Wenn sie [Sandhausen/ Anm. rotebrauseblogger] Fußball spielen wollen, dann wollen wir aggressiv spielen, wollen möglichst hohe Ballgewinne. Wenn sie nicht Fußball spielen wollen, dann wollen wir den zweiten Ball erobern und dann schnell umschalten. (Alexander Zorniger vor dem Spiel in Sandhausen bei Sky)

Es ist schwer geworden, gerade auswärts gegen Mannschaften zu spielen, die von ihrem eigentlichen Spielplan abrücken und nur versuchen, unser Spiel zu neutralisieren und mit langen Bällen zu agieren. Da versuchen sie uns nicht in die Karten zu spielen und dann ist es so ein hin und her und ein bisschen Kick and Rush heute gewesen. (Marvin Compper nach dem Spiel in Sandhausen bei Sky)

Spielsystemdebatten sind spätestens in den letzten Wochen zum elementaren Bestandteil rund um RB Leipzig geworden. Zu eindimensional, zu wenig flexibel, so die meistgeäußerten Kritiken vor allem nach den letzten Auswärtsspielen, als man dreimal torlos blieb und insgesamt handgeschätzt gerade mal zwei sehr gute Tormöglichkeiten hatte.

Es ist in dem Zusammenhang von den Verantwortlichen immer viel von Plänen die Rede. Plan A bleibt das aggressive Spiel gegen den Ball und daraus entstehende hohe Ballgewinne. Eine Art und Weise des Spiels, die insbesondere in Auswärtsspielen immer schwieriger anwendbar wird, weil die Kontrahenten, teilweise im Widerspruch zu ihren eigentlichen Spielphilosophien wie es Marvin Compper richtigerweise anmerkt, kaum noch versuchen, sich über das Spielfeld zu kombinieren, sondern versuchen, das Pressing von RB Leipzig einfach mit langen Bällen zu überspielen. Sodass ein Team wie Sandhausen dann eben lieber einen robusten Aziz Bouhaddouz in den Sturm stellt, der die langen Bälle sichern soll, anstatt eine weitere spielerische Option zu wählen.

Darüber muss man sich ja letztlich auch nicht beklagen, denn wenn die Gegner von RB Leipzig einen Weg gefunden haben, mit dem vielgelobten Pressing  des Aufsteigers umzugehen (und sei es durch Umgehen des Pressings), dann haben sie ja zuerst einmal alles richtig gemacht, weil sie ihre Chancen auf Punkte erhöht haben. Aus RB-Sicht gilt es dann eben Alternativwege zum Erfolg zu finden.

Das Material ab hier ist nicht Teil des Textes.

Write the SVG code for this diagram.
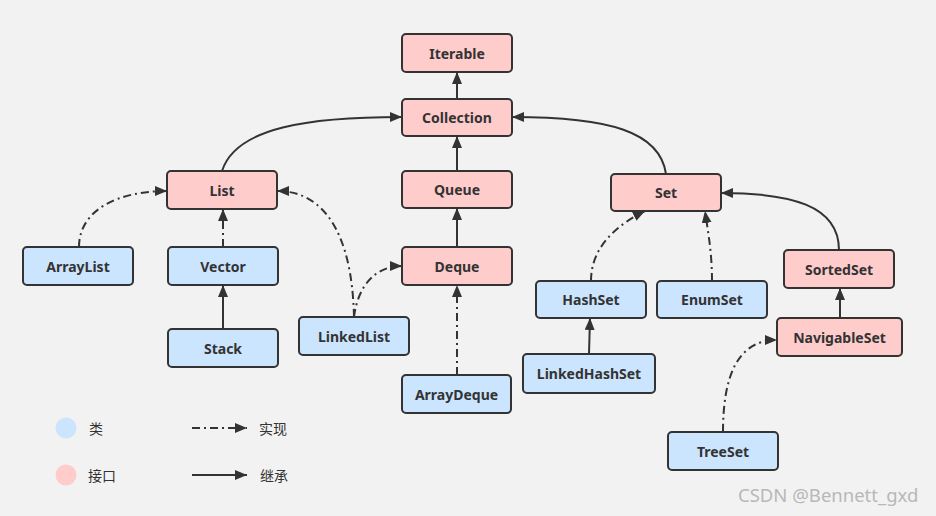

Für das Spiel in Sandhausen wurde deswegen als Alternative durch Alexander Zorniger der Gewinn von zweiten Bällen ausgerufen. Also letztlich das Gewinnen von Bällen nach dem langen Ball in die Spitze durch die nachrückenden Mittelfeldspieler oder auch das Einsetzen des Gegenpressings nach Ballverlusten in der gegnerischen Hälfte. Eine Methodik, die dann an die Grenzen stößt, wenn die gegnerische Verteidigung nach dem Ball(wieder)gewinn trotzdem nicht ungeordnet ist oder man selbst den Ballgewinn nicht durch entsprechend sauberes Spiel mit dem Ball ausnutzen kann.

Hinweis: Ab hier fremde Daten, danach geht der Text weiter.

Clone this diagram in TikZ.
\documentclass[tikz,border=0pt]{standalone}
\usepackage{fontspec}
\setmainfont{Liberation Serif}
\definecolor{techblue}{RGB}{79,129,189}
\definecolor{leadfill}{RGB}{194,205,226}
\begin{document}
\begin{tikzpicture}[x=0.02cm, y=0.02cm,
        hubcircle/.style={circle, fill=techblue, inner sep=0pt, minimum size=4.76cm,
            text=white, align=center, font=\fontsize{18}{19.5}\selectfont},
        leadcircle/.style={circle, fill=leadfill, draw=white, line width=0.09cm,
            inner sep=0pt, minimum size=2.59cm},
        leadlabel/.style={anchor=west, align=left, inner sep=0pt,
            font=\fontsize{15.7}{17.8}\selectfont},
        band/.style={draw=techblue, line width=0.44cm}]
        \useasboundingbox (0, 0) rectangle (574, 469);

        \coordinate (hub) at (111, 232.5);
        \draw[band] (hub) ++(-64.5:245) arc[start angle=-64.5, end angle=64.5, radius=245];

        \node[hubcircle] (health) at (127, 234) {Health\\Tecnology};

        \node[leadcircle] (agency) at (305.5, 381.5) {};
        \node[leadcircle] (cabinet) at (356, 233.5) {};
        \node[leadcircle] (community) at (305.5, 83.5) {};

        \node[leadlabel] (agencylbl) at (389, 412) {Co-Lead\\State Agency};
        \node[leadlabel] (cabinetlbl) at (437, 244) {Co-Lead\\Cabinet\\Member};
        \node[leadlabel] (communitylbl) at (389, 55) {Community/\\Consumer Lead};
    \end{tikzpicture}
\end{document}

Was direkt zu Plan C, dem Ballbesitzspiel führt. Nach dem Spiel in Darmstadt hieß es, dass man wieder stärker am Spiel mit dem Ball arbeiten müsse. Etwas was zumindest dahingehend sofort Effekte zeigte, dass RB Leipzig im folgenden Heimspiel gegen St. Pauli aus dem Spiel mit dem Ball heraus allerlei gutes anstellte und den Ball immer wieder über den Torwart und die Innen- und Außenverteidiger laufen ließ, bis sich eine Lücke in der gegnerischen Defensive ergab, durch die man spielen konnte.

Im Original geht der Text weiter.